>>>>

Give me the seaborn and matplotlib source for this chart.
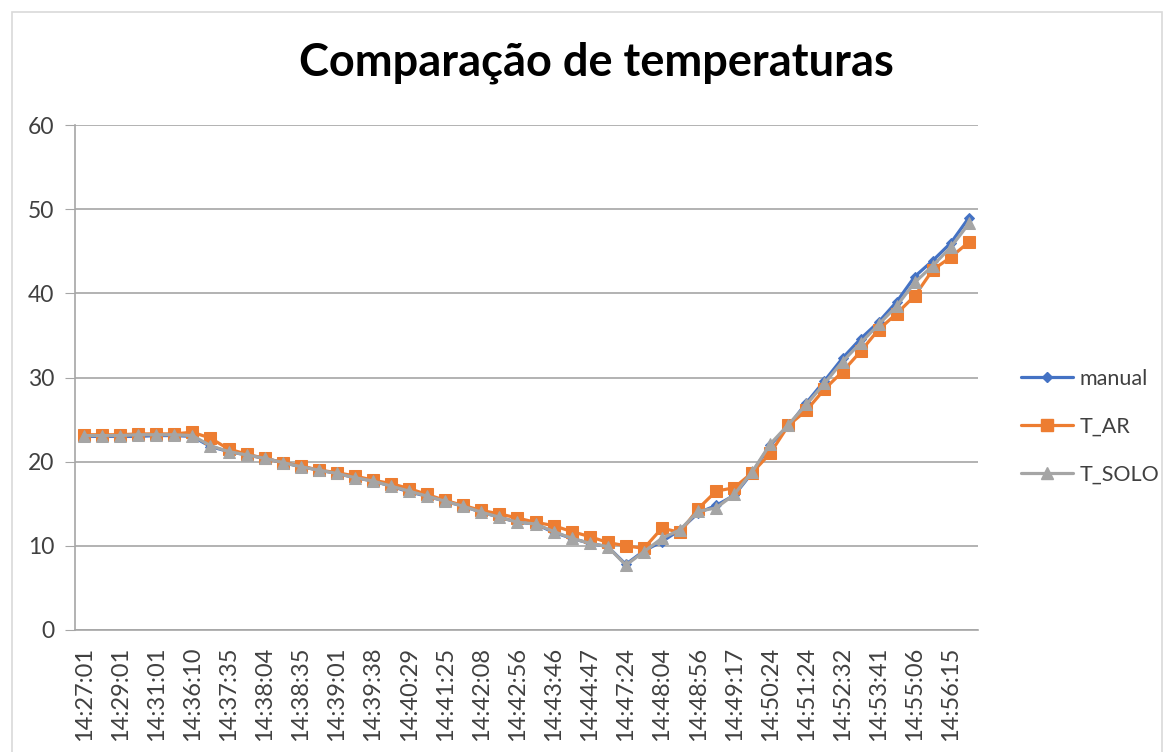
import matplotlib
matplotlib.use("Agg")
import matplotlib.pyplot as plt
import numpy as np
import pandas as pd
import seaborn as sns
from matplotlib.patches import Rectangle
from matplotlib.lines import Line2D

# rótulos visíveis do eixo x (um a cada duas leituras)
tick_labels = [
    "14:27:01", "14:29:01", "14:31:01", "14:36:10", "14:37:35", "14:38:04",
    "14:38:35", "14:39:01", "14:39:38", "14:40:29", "14:41:25", "14:42:08",
    "14:42:56", "14:43:46", "14:44:47", "14:47:24", "14:48:04", "14:48:56",
    "14:49:17", "14:50:24", "14:51:24", "14:52:32", "14:53:41", "14:55:06",
    "14:56:15",
]

manual = [23.0, 23.0, 23.0, 23.0, 23.1, 23.1, 23.0, 21.8, 21.2, 20.8,
          20.4, 19.9, 19.4, 19.0, 18.6, 18.1, 17.7, 17.1, 16.4, 15.9,
          15.3, 14.7, 14.0, 13.4, 12.8, 12.6, 11.6, 10.9, 10.3, 9.9,
          7.8, 9.4, 10.5, 11.9, 13.9, 14.8, 16.0, 18.7, 22.0, 24.2,
          27.0, 29.6, 32.3, 34.6, 36.6, 39.0, 42.0, 43.9, 46.0, 49.0]

t_ar = [23.2, 23.2, 23.2, 23.3, 23.3, 23.3, 23.5, 22.8, 21.5, 20.9,
        20.4, 19.9, 19.5, 19.0, 18.7, 18.3, 17.8, 17.4, 16.8, 16.1,
        15.4, 14.8, 14.2, 13.8, 13.3, 12.8, 12.4, 11.7, 11.1, 10.4,
        10.0, 9.7, 12.1, 11.6, 14.4, 16.5, 16.9, 18.7, 21.0, 24.3,
        26.1, 28.6, 30.7, 33.1, 35.7, 37.6, 39.7, 42.8, 44.3, 46.1]

t_solo = [23.1, 23.1, 23.1, 23.2, 23.2, 23.2, 23.1, 21.9, 21.2, 20.8,
          20.4, 19.9, 19.4, 19.0, 18.6, 18.1, 17.7, 17.1, 16.5, 15.9,
          15.3, 14.7, 14.0, 13.4, 12.8, 12.6, 11.7, 10.9, 10.3, 9.9,
          7.7, 9.3, 10.9, 11.9, 14.1, 14.5, 16.1, 18.8, 22.1, 24.4,
          26.8, 29.3, 31.9, 34.1, 36.3, 38.5, 41.3, 43.3, 45.5, 48.3]

series_names = ["manual", "T_AR", "T_SOLO"]
colors = {"manual": "#4472C4", "T_AR": "#ED7D31", "T_SOLO": "#A5A5A5"}
markers = {"manual": "D", "T_AR": "s", "T_SOLO": "^"}
msizes = {"manual": 5, "T_AR": 8, "T_SOLO": 9}

n = len(manual)
df = pd.DataFrame({
    "idx": np.tile(np.arange(n), 3),
    "valor": manual + t_ar + t_solo,
    "serie": np.repeat(series_names, n),
})

sns.set_style("white")
plt.rcParams["font.family"] = ["Lato", "DejaVu Sans"]

fig = plt.figure(figsize=(11.76, 7.52), dpi=100)
ax = fig.add_axes([75 / 1176, 1 - 630 / 752, 903 / 1176, 505 / 752])

for name in series_names:
    sns.lineplot(data=df[df["serie"] == name], x="idx", y="valor", ax=ax,
                 color=colors[name], marker=markers[name], markersize=msizes[name],
                 markeredgecolor=colors[name], linewidth=2.3, legend=False)

ax.set_xlim(-0.5, n - 0.5)
ax.set_ylim(0, 60)
ax.set_yticks(range(0, 61, 10))
ax.set_xticks(np.arange(0, n, 2))
ax.set_xticklabels(tick_labels, rotation=90, fontsize=17, color="#404040")
ax.set_xticks(np.arange(-0.5, n, 1), minor=True)
ax.tick_params(axis="x", which="major", length=0, pad=12)
ax.tick_params(axis="x", which="minor", length=7, color="#A6A6A6", direction="out")
ax.tick_params(axis="y", length=7, color="#A6A6A6", labelsize=16.5,
               labelcolor="#404040", pad=8, left=True)
ax.set_xlabel("")
ax.set_ylabel("")
ax.grid(axis="y", color="#A6A6A6", linewidth=1.2)
ax.grid(axis="x", visible=False)
for side in ["top", "right"]:
    ax.spines[side].set_visible(False)
for side in ["left", "bottom"]:
    ax.spines[side].set_color("#A6A6A6")
    ax.spines[side].set_linewidth(1.2)

fig.text(596 / 1176, 1 - 63 / 752, "Comparação de temperaturas", ha="center",
         va="center", fontsize=32.5, fontweight="bold", color="black")

handles = [Line2D([0], [0], color=colors[s], marker=markers[s], markersize=msizes[s],
                  linewidth=2.3) for s in series_names]
fig.legend(handles, series_names, loc="center left",
           bbox_to_anchor=(1006 / 1176, 1 - 427 / 752), frameon=False,
           fontsize=15.5, handlelength=2.4, handletextpad=0.3, labelspacing=1.3,
           labelcolor="#404040", borderpad=0.2)

fig.patches.append(Rectangle((12 / 1176, -0.05), 1150 / 1176, 1.04 - 12 / 752 + 0.01,
                             transform=fig.transFigure, fill=False,
                             edgecolor="#D9D9D9", linewidth=1.2))

fig.savefig("out.png", dpi=100)
plt.close(fig)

<<<<

JOB: Omit the pictures, then repeat exactly each line from the beginning of the listing through the line with "27.0, 29.6, 32.3, 34.6, 36.6, 39.0, 42.0, 43.9, 46.0, 49.0]".

WRITTEN SOLUTION:
Give me the seaborn and matplotlib source for this chart.
import matplotlib
matplotlib.use("Agg")
import matplotlib.pyplot as plt
import numpy as np
import pandas as pd
import seaborn as sns
from matplotlib.patches import Rectangle
from matplotlib.lines import Line2D

# rótulos visíveis do eixo x (um a cada duas leituras)
tick_labels = [
    "14:27:01", "14:29:01", "14:31:01", "14:36:10", "14:37:35", "14:38:04",
    "14:38:35", "14:39:01", "14:39:38", "14:40:29", "14:41:25", "14:42:08",
    "14:42:56", "14:43:46", "14:44:47", "14:47:24", "14:48:04", "14:48:56",
    "14:49:17", "14:50:24", "14:51:24", "14:52:32", "14:53:41", "14:55:06",
    "14:56:15",
]

manual = [23.0, 23.0, 23.0, 23.0, 23.1, 23.1, 23.0, 21.8, 21.2, 20.8,
          20.4, 19.9, 19.4, 19.0, 18.6, 18.1, 17.7, 17.1, 16.4, 15.9,
          15.3, 14.7, 14.0, 13.4, 12.8, 12.6, 11.6, 10.9, 10.3, 9.9,
          7.8, 9.4, 10.5, 11.9, 13.9, 14.8, 16.0, 18.7, 22.0, 24.2,
          27.0, 29.6, 32.3, 34.6, 36.6, 39.0, 42.0, 43.9, 46.0, 49.0]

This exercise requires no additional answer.